Page MenuHomePhabricator

Add content_translation_event data stream to the sanitization allowlist
Closed, ResolvedPublic

Description

We want to archive the content_translation_data indefinitely, so once the schema is merged, we should update the sanitization allowlist to do this.

Fields that should not be kept:

  • web_session_id
  • web_pageview_id
  • user_name
  • user_global_edit_count

Event Timeline

ldelench_wmf moved this task from Triage to Current Quarter on the Product-Analytics board.

I will wait until the implementation is close to being merged before doing this, as there's a small chance that the engineers could encounter issues that require changing the schema.

The implementation is still in progress, and not particularly close to completion.

nshahquinn-wmf added a subscriber: mpopov.

@mpopov is planning to batch this with T287255.

MNeisler subscribed.

Update: @mpopov and I decided it would be best to make separate patches for each of these additions.
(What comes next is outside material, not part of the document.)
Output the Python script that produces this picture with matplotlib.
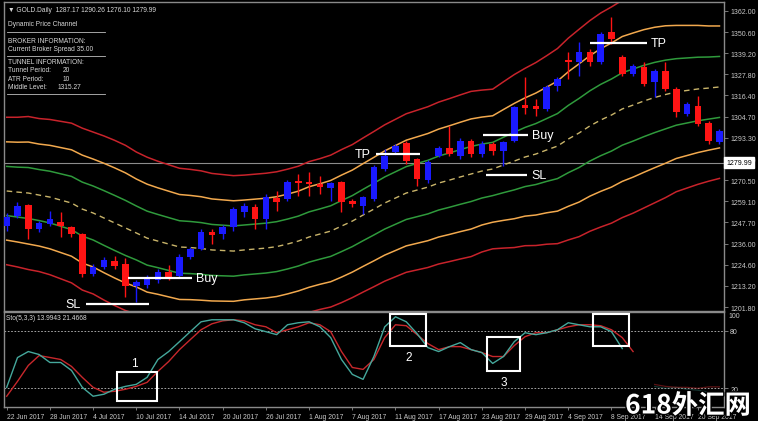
import numpy as np
import matplotlib
matplotlib.use("Agg")
import matplotlib.pyplot as plt
import matplotlib.patheffects as pe
from matplotlib.patches import Rectangle
from matplotlib.transforms import blended_transform_factory

plt.rcParams['font.family'] = ['Liberation Sans', 'DejaVu Sans']

# daily candles, 22 Jun 2017 .. 22 Sep 2017
opens = [1245.6, 1251.1, 1257.0, 1244.0, 1246.7, 1247.8, 1245.1, 1241.3, 1219.7, 1223.5,
         1226.7, 1225.1, 1213.2, 1213.7, 1216.4, 1220.8, 1218.6, 1228.9, 1233.2, 1242.4,
         1241.3, 1245.1, 1253.2, 1255.9, 1249.4, 1260.8, 1260.3, 1270.0, 1269.5, 1268.4,
         1266.2, 1269.5, 1259.2, 1256.5, 1260.3, 1276.5, 1285.7, 1290.6, 1281.9, 1270.5,
         1283.5, 1287.9, 1283.5, 1291.7, 1284.6, 1290.0, 1286.2, 1291.7, 1311.1, 1310.6,
         1309.0, 1321.4, 1335.5, 1334.4, 1339.8, 1334.4, 1350.6, 1337.1, 1327.9, 1331.7,
         1323.6, 1329.5, 1319.8, 1306.3, 1310.6, 1301.4, 1291.1]
highs = [1252.7, 1258.6, 1257.5, 1248.3, 1253.8, 1253.2, 1245.6, 1241.8, 1225.1, 1228.9,
         1229.4, 1228.3, 1216.4, 1219.1, 1222.4, 1224.5, 1230.5, 1234.3, 1244.0, 1244.0,
         1246.2, 1255.9, 1258.1, 1257.5, 1263.0, 1264.6, 1270.5, 1273.8, 1274.9, 1272.7,
         1269.2, 1270.0, 1260.3, 1261.9, 1278.7, 1287.3, 1290.0, 1291.7, 1282.2, 1281.4,
         1288.9, 1299.8, 1293.3, 1292.7, 1291.7, 1291.1, 1291.7, 1310.6, 1326.3, 1314.4,
         1322.0, 1326.3, 1339.8, 1345.2, 1341.4, 1350.6, 1358.8, 1338.2, 1333.3, 1334.4,
         1330.6, 1334.4, 1320.9, 1312.8, 1316.0, 1302.5, 1298.1]
lows = [1242.9, 1250.0, 1238.6, 1242.4, 1245.6, 1239.7, 1239.7, 1218.0, 1218.6, 1222.4,
        1222.4, 1207.2, 1204.5, 1212.1, 1214.8, 1216.4, 1217.5, 1227.8, 1232.7, 1235.9,
        1238.6, 1242.9, 1250.5, 1244.0, 1244.0, 1253.8, 1259.2, 1261.9, 1261.9, 1263.0,
        1259.2, 1253.2, 1255.9, 1252.1, 1259.2, 1275.4, 1284.6, 1279.2, 1267.3, 1268.9,
        1283.0, 1283.5, 1281.9, 1283.0, 1283.0, 1284.1, 1278.1, 1291.1, 1306.3, 1305.2,
        1307.9, 1318.7, 1325.2, 1326.8, 1332.2, 1333.3, 1344.1, 1326.8, 1326.8, 1321.4,
        1315.5, 1318.7, 1304.6, 1305.2, 1299.8, 1290.0, 1290.0]
closes = [1250.5, 1256.5, 1244.0, 1247.3, 1249.4, 1245.6, 1241.3, 1219.7, 1223.5, 1227.2,
          1224.0, 1213.2, 1215.3, 1218.0, 1220.8, 1218.0, 1228.9, 1233.2, 1242.4, 1240.8,
          1245.1, 1254.8, 1256.5, 1249.4, 1261.3, 1258.6, 1269.5, 1268.9, 1268.4, 1266.7,
          1268.9, 1258.6, 1257.5, 1261.3, 1277.6, 1283.5, 1288.9, 1280.8, 1271.1, 1280.3,
          1287.9, 1284.6, 1291.7, 1284.6, 1290.0, 1286.2, 1291.1, 1310.1, 1309.5, 1309.0,
          1320.9, 1325.2, 1334.4, 1339.8, 1334.4, 1349.6, 1346.8, 1327.9, 1332.2, 1322.5,
          1329.5, 1319.8, 1307.3, 1311.7, 1300.9, 1291.7, 1297.1]

# channel middle line and ATR step (price units)
mid = [1264.6, 1264.0, 1263.5, 1262.4, 1261.3, 1259.7, 1258.1, 1254.8, 1252.7, 1250.0,
       1247.3, 1244.6, 1241.9, 1239.1, 1237.5, 1235.9, 1234.3, 1234.0, 1233.5, 1232.7,
       1232.4, 1232.1, 1232.7, 1233.2, 1233.7, 1234.5, 1235.9, 1237.5, 1239.7, 1241.3,
       1242.9, 1245.6, 1248.3, 1251.6, 1254.8, 1258.1, 1260.8, 1263.5, 1265.1, 1266.7,
       1268.9, 1270.5, 1272.2, 1273.8, 1275.4, 1276.5, 1278.7, 1280.8, 1283.0, 1284.6,
       1286.8, 1288.9, 1292.7, 1296.0, 1299.8, 1303.0, 1305.7, 1309.0, 1311.1, 1313.3,
       1315.2, 1316.8, 1318.2, 1319.0, 1319.8, 1320.3, 1320.9]
atr = [13.3, 13.5, 13.8, 13.8, 14.0, 14.2, 14.4, 14.6, 14.6, 14.8,
       14.9, 14.9, 14.6, 14.6, 14.4, 14.3, 14.2, 14.1, 14.0, 13.8,
       13.7, 13.6, 13.5, 13.5, 13.5, 13.5, 13.5, 13.5, 13.6, 13.6,
       13.7, 13.8, 13.8, 13.9, 14.0, 14.1, 14.2, 14.3, 14.4, 14.5,
       14.6, 14.7, 14.8, 14.9, 14.6, 14.4, 15.0, 15.6, 16.0, 16.5,
       17.0, 17.6, 18.2, 18.7, 19.0, 19.3, 19.5, 19.6, 19.5, 19.3,
       19.0, 18.6, 18.0, 17.6, 17.2, 16.8, 16.5]

# stochastic (5,3,3)
sto_main = [21, 52, 58.3, 55.2, 46.9, 46.9, 38.6, 21, 11.7, 13.8,
            19, 22, 24.1, 31.4, 50, 58.3, 68.6, 79, 89.3, 91.4,
            91.4, 91.4, 88.3, 82, 79, 75.9, 86.2, 88.3, 89.3, 84.1,
            72.8, 50, 34.5, 29.3, 53.1, 84, 94.5, 89.3, 76.9, 62.4,
            58.3, 63.4, 67.6, 60.3, 57.2, 45.9, 53.1, 68.6, 77.9, 75.9,
            77.9, 81, 88.3, 86.2, 84.1, 84.1, 79, 61.4]
sto_signal = [11.7, 27.2, 43.8, 54.1, 52.1, 50, 42.8, 31.4, 21, 15.9,
              16.9, 19, 22, 26.2, 37.6, 47.9, 60.3, 70.7, 81, 87.2,
              90.3, 91.4, 90.3, 86.2, 84.1, 77.9, 81, 84.1, 88.3, 86.2,
              79, 58.3, 41.7, 39.7, 50, 72.8, 86.2, 85.2, 75.9, 66.6,
              60.3, 63.4, 63.4, 60.3, 57.2, 53.1, 53.1, 64.5, 73.8, 77.9,
              77.9, 81, 84.1, 86.2, 86.2, 85.2, 81, 72.8, 58.3]
tail_main = [22, 20, 21, 19, 18, 16, 14]
tail_signal = [24, 22, 21, 21, 20, 21.5, 21.5]

date_labels = ['22 Jun 2017', '28 Jun 2017', '4 Jul 2017', '10 Jul 2017', '14 Jul 2017',
               '20 Jul 2017', '26 Jul 2017', '1 Aug 2017', '7 Aug 2017', '11 Aug 2017',
               '17 Aug 2017', '23 Aug 2017', '29 Aug 2017', '4 Sep 2017', '8 Sep 2017',
               '14 Sep 2017', '20 Sep 2017']
price_ticks = [1362.00, 1350.60, 1339.20, 1327.80, 1316.40, 1304.70, 1293.30, 1281.90,
               1270.50, 1259.10, 1247.70, 1236.00, 1224.60, 1213.20, 1201.80]
last_price = 1279.99

# trade marks drawn on the chart
ann_text = ['SL', 'Buy', 'TP', 'Buy', 'SL', 'TP']
ann_start = [7.35, 11.2, 34.2, 44.1, 44.4, 54.0]
ann_end = [13.2, 17.2, 38.3, 48.3, 48.2, 59.3]
ann_price = [1203.5, 1217.5, 1284.6, 1294.9, 1273.2, 1344.7]
ann_side = ['left', 'right', 'left', 'right', 'right', 'right']

sig_boxes = [(10.2, 13.9, 6.8, 37), (35.5, 38.8, 64, 97.4), (44.5, 47.5, 38, 73.4), (54.3, 57.6, 64, 97.4)]
sig_text = [('1', 11.8, 46), ('2', 37.2, 53), ('3', 46.0, 27)]

W, H = 758, 431
fig = plt.figure(figsize=(W / 100, H / 100), dpi=100, facecolor='black')


def place(l, t, r, b):
    return [l / W, 1 - b / H, (r - l) / W, (b - t) / H]


ax = fig.add_axes(place(4, 3, 724, 312), facecolor='black')
ax2 = fig.add_axes(place(4, 313, 724, 408), facecolor='black')

x = np.arange(len(closes))
o = np.array(opens); c = np.array(closes)
mid = np.array(mid); atr = np.array(atr)

for a in (ax, ax2):
    a.set_xlim(-0.25, 66.42)
    for s in a.spines.values():
        s.set_color('#8a8a8a')
        s.set_linewidth(1.0)

ax.set_ylim(1199.66, 1366.87)

# price channel
for k, col in [(3, '#c8232b'), (2, '#f2a94e'), (1, '#2f9a3c')]:
    ax.plot(x, mid + k * atr, color=col, lw=1.1, zorder=1)
    ax.plot(x, mid - k * atr, color=col, lw=1.1, zorder=1)
ax.plot(x, mid, color='#c9b46a', lw=1.0, ls=(0, (4, 3)), zorder=1)

ax.axhline(last_price, color='#8c8c8c', lw=0.8, zorder=0.5)

# candles
cols = np.where(c >= o, '#1a1aff', '#ff1414')
ax.vlines(x, lows, highs, colors=cols, lw=1.0, zorder=2)
ax.bar(x, np.maximum(np.abs(c - o), 0.8), bottom=np.minimum(o, c), width=0.62,
       color=cols, zorder=3)

# trade marks
for t, s, e, p, side in zip(ann_text, ann_start, ann_end, ann_price, ann_side):
    ax.plot([s, e], [p, p], color='white', lw=1.6, zorder=4, solid_capstyle='butt')
    if side == 'left':
        ax.text(s - 0.5, p, t, color='white', fontsize=9, ha='right', va='center')
    else:
        ax.text(e + 0.35, p, t, color='white', fontsize=9, ha='left', va='center')

# price axis
ax.yaxis.tick_right()
ax.set_yticks(price_ticks)
ax.set_yticklabels([f'{v:.2f}' for v in price_ticks])
ax.tick_params(axis='y', colors='#8a8a8a', labelcolor='#c8c8c8', labelsize=5.0,
               length=3, width=0.6, pad=1.5)
ax.set_xticks([])
bt = blended_transform_factory(ax.transAxes, ax.transData)
ax.text(1.003, last_price, f'{last_price:.2f}', transform=bt, fontsize=5.0, color='black',
        ha='left', va='center', zorder=10, clip_on=False,
        bbox=dict(facecolor='white', edgecolor='white', boxstyle='square,pad=0.3'))

# info block
info_c = '#d8d8d8'
fs = 4.8
ax.text(0.006, 0.977, '\u25BC GOLD.Daily  1287.17 1290.26 1276.10 1279.99', transform=ax.transAxes,
        fontsize=fs, color=info_c, va='center')
ax.text(0.006, 0.929, 'Dynamic Price Channel', transform=ax.transAxes, fontsize=fs, color=info_c, va='center')
ax.text(0.006, 0.877, 'BROKER INFORMATION:', transform=ax.transAxes, fontsize=fs, color=info_c, va='center')
ax.text(0.006, 0.851, 'Current Broker Spread 35.00', transform=ax.transAxes, fontsize=fs, color=info_c, va='center')
ax.text(0.006, 0.806, 'TUNNEL INFORMATION:', transform=ax.transAxes, fontsize=fs, color=info_c, va='center')
ax.text(0.006, 0.780, 'Tunnel Period:', transform=ax.transAxes, fontsize=fs, color=info_c, va='center')
ax.text(0.081, 0.780, '20', transform=ax.transAxes, fontsize=fs, color=info_c, va='center')
ax.text(0.006, 0.754, 'ATR Period:', transform=ax.transAxes, fontsize=fs, color=info_c, va='center')
ax.text(0.081, 0.754, '10', transform=ax.transAxes, fontsize=fs, color=info_c, va='center')
ax.text(0.006, 0.728, 'Middle Level:', transform=ax.transAxes, fontsize=fs, color=info_c, va='center')
ax.text(0.074, 0.728, '1315.27', transform=ax.transAxes, fontsize=fs, color=info_c, va='center')
for yy in (0.903, 0.825, 0.702):
    ax.plot([0.004, 0.140], [yy, yy], transform=ax.transAxes, color='#bdbdbd', lw=0.6)

# stochastic panel
ax2.set_ylim(0.5, 99.5)
ax2.axhline(80, color='#bfbfbf', lw=0.6, ls=(0, (2, 2)))
ax2.axhline(20, color='#bfbfbf', lw=0.6, ls=(0, (2, 2)))
ax2.plot(x[:len(sto_main)], sto_main, color='#45a89c', lw=1.0, zorder=3)
ax2.plot(x[:len(sto_signal)], sto_signal, color='#c8282c', lw=1.0, zorder=2)
ax2.plot(x[-len(tail_main):], tail_main, color='#45a89c', lw=0.9, alpha=0.3)
ax2.plot(x[-len(tail_signal):], tail_signal, color='#c8282c', lw=0.9, alpha=0.45)

for x0, x1, v0, v1 in sig_boxes:
    ax2.add_patch(Rectangle((x0, v0), x1 - x0, v1 - v0, fill=False, edgecolor='white', lw=1.5, zorder=5))
for t, bx, bv in sig_text:
    ax2.text(bx, bv, t, color='white', fontsize=8.5, ha='center', va='center')

ax2.text(0.003, 0.975, 'Sto(5,3,3) 13.9943 21.4668', transform=ax2.transAxes, fontsize=fs,
         color=info_c, va='top')
ax2.yaxis.tick_right()
ax2.set_yticks([80, 20])
ax2.set_yticklabels(['80', '20'])
ax2.tick_params(axis='y', colors='#8a8a8a', labelcolor='#c8c8c8', labelsize=5.0,
                length=3, width=0.6, pad=1.5)
bt2 = blended_transform_factory(ax2.transAxes, ax2.transData)
ax2.text(1.006, 99.0, '100', transform=bt2, fontsize=5.0, color='#c8c8c8', va='top', ha='left')

ax2.set_xticks(x[::4][:len(date_labels)])
ax2.set_xticklabels(date_labels)
for lab in ax2.get_xticklabels():
    lab.set_ha('left')
ax2.tick_params(axis='x', colors='#8a8a8a', labelcolor='#c8c8c8', labelsize=4.9,
                length=2.5, width=0.6, pad=1.5)

# site watermark
fig.text(688 / W, 1 - 407 / H, '618外汇网', fontsize=19, fontweight='bold', color='white',
         family=['Noto Sans CJK SC', 'DejaVu Sans'], ha='center', va='center', zorder=20,
         path_effects=[pe.withStroke(linewidth=2, foreground='black')])

fig.add_artist(Rectangle((0, 0), 1, 9 / H, transform=fig.transFigure, facecolor='white',
                         edgecolor='none', zorder=30))

fig.savefig('out.png', dpi=100, facecolor='black')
I'm assigning this over to myself to add to the allowlist.

Change 716339 had a related patch set uploaded (by MNeisler; author: MNeisler):

[analytics/refinery@master] Add the content_translation_event stream to the allowlist

https://gerrit.wikimedia.org/r/716339

Change 716339 merged by Mforns:

[analytics/refinery@master] Add the content_translation_event stream to the allowlist

https://gerrit.wikimedia.org/r/716339